# The request:
Retype only what runs from the first line of the listing to the line holding "3.095, 3.09, 3.1, 3.09, 3.08];", both included. Do not retype the pictures.

··· Data block ···

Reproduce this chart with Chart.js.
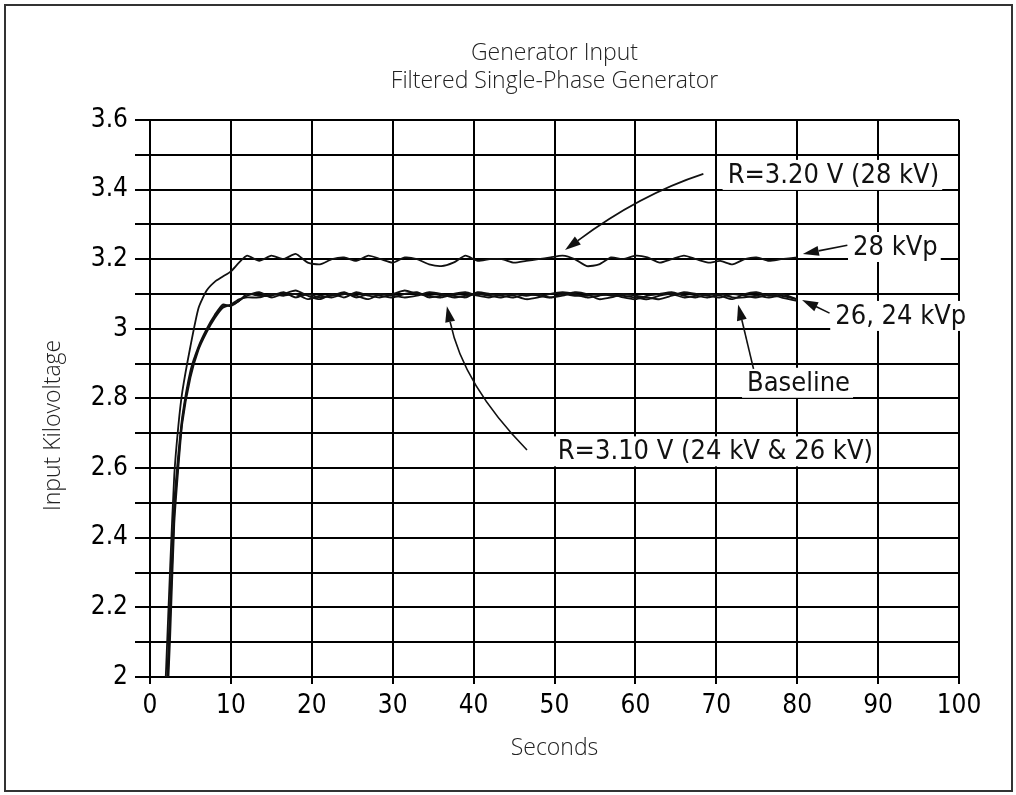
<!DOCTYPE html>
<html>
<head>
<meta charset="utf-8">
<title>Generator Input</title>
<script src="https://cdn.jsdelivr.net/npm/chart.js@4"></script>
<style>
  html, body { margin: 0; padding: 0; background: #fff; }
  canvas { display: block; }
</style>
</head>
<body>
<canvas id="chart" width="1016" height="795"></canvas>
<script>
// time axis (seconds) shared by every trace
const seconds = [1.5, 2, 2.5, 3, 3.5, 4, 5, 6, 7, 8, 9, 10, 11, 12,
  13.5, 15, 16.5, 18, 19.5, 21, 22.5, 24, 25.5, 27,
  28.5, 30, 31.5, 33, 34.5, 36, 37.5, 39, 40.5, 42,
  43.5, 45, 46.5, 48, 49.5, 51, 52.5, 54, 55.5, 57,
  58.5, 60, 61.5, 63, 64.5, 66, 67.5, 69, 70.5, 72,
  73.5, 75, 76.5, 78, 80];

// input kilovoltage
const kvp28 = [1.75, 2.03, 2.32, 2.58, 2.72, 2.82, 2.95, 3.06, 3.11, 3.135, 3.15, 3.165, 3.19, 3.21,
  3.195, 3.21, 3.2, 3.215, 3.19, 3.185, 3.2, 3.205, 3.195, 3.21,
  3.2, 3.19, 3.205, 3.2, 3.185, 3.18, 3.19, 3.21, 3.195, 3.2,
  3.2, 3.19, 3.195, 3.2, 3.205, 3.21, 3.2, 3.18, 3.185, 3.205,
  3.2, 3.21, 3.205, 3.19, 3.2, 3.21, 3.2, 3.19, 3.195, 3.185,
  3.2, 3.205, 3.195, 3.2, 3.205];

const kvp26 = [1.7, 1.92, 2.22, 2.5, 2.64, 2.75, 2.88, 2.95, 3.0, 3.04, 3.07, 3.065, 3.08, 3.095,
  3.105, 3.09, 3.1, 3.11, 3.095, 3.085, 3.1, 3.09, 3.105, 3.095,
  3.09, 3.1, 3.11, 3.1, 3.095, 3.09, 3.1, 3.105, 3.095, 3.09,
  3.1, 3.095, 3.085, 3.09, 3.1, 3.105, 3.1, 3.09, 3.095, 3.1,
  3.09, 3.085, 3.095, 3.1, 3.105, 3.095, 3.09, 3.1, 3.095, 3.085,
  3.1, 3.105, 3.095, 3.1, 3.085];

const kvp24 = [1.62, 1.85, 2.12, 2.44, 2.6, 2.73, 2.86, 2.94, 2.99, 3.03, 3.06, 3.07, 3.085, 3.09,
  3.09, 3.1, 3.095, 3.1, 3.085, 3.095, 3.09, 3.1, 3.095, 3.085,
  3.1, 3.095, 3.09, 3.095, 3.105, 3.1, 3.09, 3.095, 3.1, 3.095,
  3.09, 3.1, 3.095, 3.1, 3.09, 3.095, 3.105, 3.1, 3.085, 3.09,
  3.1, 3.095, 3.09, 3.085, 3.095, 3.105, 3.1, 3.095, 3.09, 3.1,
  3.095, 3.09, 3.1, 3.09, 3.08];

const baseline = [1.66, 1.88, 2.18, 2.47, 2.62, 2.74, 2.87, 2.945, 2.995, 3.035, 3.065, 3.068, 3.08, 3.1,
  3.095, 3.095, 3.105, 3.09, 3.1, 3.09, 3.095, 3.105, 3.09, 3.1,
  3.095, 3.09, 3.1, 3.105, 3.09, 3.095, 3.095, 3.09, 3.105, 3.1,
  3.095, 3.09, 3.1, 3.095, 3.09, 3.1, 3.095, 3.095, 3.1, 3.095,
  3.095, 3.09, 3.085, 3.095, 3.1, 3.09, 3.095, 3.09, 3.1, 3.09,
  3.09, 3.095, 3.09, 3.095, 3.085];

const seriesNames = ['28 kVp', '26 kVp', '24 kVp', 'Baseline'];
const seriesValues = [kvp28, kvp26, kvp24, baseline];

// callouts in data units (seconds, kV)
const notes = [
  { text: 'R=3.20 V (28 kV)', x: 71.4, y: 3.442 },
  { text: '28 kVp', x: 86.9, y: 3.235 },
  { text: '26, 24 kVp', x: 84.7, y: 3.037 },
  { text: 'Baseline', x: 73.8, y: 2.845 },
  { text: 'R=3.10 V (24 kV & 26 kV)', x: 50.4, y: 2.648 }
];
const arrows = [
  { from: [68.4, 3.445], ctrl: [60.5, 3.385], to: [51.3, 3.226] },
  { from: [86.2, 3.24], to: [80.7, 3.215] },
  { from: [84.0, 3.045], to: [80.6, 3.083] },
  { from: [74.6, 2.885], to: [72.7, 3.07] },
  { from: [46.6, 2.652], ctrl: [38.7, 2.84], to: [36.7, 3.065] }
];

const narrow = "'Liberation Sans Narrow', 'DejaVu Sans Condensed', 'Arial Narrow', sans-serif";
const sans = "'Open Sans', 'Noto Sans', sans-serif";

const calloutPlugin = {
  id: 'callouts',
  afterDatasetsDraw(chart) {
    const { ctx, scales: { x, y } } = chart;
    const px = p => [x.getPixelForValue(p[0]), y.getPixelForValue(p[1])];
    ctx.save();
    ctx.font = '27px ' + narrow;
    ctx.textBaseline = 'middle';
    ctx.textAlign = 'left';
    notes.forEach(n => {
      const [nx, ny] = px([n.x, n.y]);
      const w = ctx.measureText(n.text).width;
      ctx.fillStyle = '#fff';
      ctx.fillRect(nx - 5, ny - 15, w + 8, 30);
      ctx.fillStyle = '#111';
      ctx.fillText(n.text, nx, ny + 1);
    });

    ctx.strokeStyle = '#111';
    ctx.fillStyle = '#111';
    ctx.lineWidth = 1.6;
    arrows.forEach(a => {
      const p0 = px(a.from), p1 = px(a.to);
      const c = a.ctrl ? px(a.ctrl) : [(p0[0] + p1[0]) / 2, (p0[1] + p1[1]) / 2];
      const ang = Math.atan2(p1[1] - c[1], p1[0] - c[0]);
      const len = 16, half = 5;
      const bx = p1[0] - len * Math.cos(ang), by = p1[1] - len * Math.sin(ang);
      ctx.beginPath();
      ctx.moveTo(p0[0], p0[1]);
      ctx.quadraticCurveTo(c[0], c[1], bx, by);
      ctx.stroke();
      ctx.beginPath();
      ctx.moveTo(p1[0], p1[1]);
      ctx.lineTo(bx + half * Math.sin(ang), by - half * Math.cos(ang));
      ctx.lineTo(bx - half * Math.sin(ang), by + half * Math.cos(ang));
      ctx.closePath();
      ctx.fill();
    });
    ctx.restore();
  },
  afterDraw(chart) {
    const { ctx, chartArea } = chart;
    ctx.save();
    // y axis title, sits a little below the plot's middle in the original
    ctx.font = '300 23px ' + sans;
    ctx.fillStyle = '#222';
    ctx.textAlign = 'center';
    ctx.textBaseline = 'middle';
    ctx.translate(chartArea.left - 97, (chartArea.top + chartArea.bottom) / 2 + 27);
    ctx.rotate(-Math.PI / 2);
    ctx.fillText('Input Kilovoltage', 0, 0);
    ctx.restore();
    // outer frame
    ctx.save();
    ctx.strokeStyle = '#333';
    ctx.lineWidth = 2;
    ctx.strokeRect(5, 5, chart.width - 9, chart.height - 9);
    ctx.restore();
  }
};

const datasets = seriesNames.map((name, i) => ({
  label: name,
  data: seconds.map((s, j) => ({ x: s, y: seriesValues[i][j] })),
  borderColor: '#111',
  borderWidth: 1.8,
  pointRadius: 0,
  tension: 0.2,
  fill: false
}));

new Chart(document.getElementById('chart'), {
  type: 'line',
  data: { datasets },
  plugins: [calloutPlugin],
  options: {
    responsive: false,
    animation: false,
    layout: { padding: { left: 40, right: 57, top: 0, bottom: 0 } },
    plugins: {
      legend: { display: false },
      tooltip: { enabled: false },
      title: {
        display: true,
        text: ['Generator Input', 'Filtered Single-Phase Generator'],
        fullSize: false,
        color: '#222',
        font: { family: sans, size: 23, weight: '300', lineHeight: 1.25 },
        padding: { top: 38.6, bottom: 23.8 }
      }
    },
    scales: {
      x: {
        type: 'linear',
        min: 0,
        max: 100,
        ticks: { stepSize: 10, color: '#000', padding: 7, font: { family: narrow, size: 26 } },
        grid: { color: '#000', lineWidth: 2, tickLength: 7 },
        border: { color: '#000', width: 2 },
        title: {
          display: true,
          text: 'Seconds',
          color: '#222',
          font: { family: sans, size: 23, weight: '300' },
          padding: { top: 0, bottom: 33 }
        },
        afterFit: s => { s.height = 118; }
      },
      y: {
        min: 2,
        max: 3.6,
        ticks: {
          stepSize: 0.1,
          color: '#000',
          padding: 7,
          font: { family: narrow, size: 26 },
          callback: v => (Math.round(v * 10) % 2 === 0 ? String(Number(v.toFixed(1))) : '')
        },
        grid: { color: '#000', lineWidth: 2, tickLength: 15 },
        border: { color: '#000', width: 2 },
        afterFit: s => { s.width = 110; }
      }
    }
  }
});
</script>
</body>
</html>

···

# Result of the exercise:
Reproduce this chart with Chart.js.
<!DOCTYPE html>
<html>
<head>
<meta charset="utf-8">
<title>Generator Input</title>
<script src="https://cdn.jsdelivr.net/npm/chart.js@4"></script>
<style>
  html, body { margin: 0; padding: 0; background: #fff; }
  canvas { display: block; }
</style>
</head>
<body>
<canvas id="chart" width="1016" height="795"></canvas>
<script>
// time axis (seconds) shared by every trace
const seconds = [1.5, 2, 2.5, 3, 3.5, 4, 5, 6, 7, 8, 9, 10, 11, 12,
  13.5, 15, 16.5, 18, 19.5, 21, 22.5, 24, 25.5, 27,
  28.5, 30, 31.5, 33, 34.5, 36, 37.5, 39, 40.5, 42,
  43.5, 45, 46.5, 48, 49.5, 51, 52.5, 54, 55.5, 57,
  58.5, 60, 61.5, 63, 64.5, 66, 67.5, 69, 70.5, 72,
  73.5, 75, 76.5, 78, 80];

// input kilovoltage
const kvp28 = [1.75, 2.03, 2.32, 2.58, 2.72, 2.82, 2.95, 3.06, 3.11, 3.135, 3.15, 3.165, 3.19, 3.21,
  3.195, 3.21, 3.2, 3.215, 3.19, 3.185, 3.2, 3.205, 3.195, 3.21,
  3.2, 3.19, 3.205, 3.2, 3.185, 3.18, 3.19, 3.21, 3.195, 3.2,
  3.2, 3.19, 3.195, 3.2, 3.205, 3.21, 3.2, 3.18, 3.185, 3.205,
  3.2, 3.21, 3.205, 3.19, 3.2, 3.21, 3.2, 3.19, 3.195, 3.185,
  3.2, 3.205, 3.195, 3.2, 3.205];

const kvp26 = [1.7, 1.92, 2.22, 2.5, 2.64, 2.75, 2.88, 2.95, 3.0, 3.04, 3.07, 3.065, 3.08, 3.095,
  3.105, 3.09, 3.1, 3.11, 3.095, 3.085, 3.1, 3.09, 3.105, 3.095,
  3.09, 3.1, 3.11, 3.1, 3.095, 3.09, 3.1, 3.105, 3.095, 3.09,
  3.1, 3.095, 3.085, 3.09, 3.1, 3.105, 3.1, 3.09, 3.095, 3.1,
  3.09, 3.085, 3.095, 3.1, 3.105, 3.095, 3.09, 3.1, 3.095, 3.085,
  3.1, 3.105, 3.095, 3.1, 3.085];

const kvp24 = [1.62, 1.85, 2.12, 2.44, 2.6, 2.73, 2.86, 2.94, 2.99, 3.03, 3.06, 3.07, 3.085, 3.09,
  3.09, 3.1, 3.095, 3.1, 3.085, 3.095, 3.09, 3.1, 3.095, 3.085,
  3.1, 3.095, 3.09, 3.095, 3.105, 3.1, 3.09, 3.095, 3.1, 3.095,
  3.09, 3.1, 3.095, 3.1, 3.09, 3.095, 3.105, 3.1, 3.085, 3.09,
  3.1, 3.095, 3.09, 3.085, 3.095, 3.105, 3.1, 3.095, 3.09, 3.1,
  3.095, 3.09, 3.1, 3.09, 3.08];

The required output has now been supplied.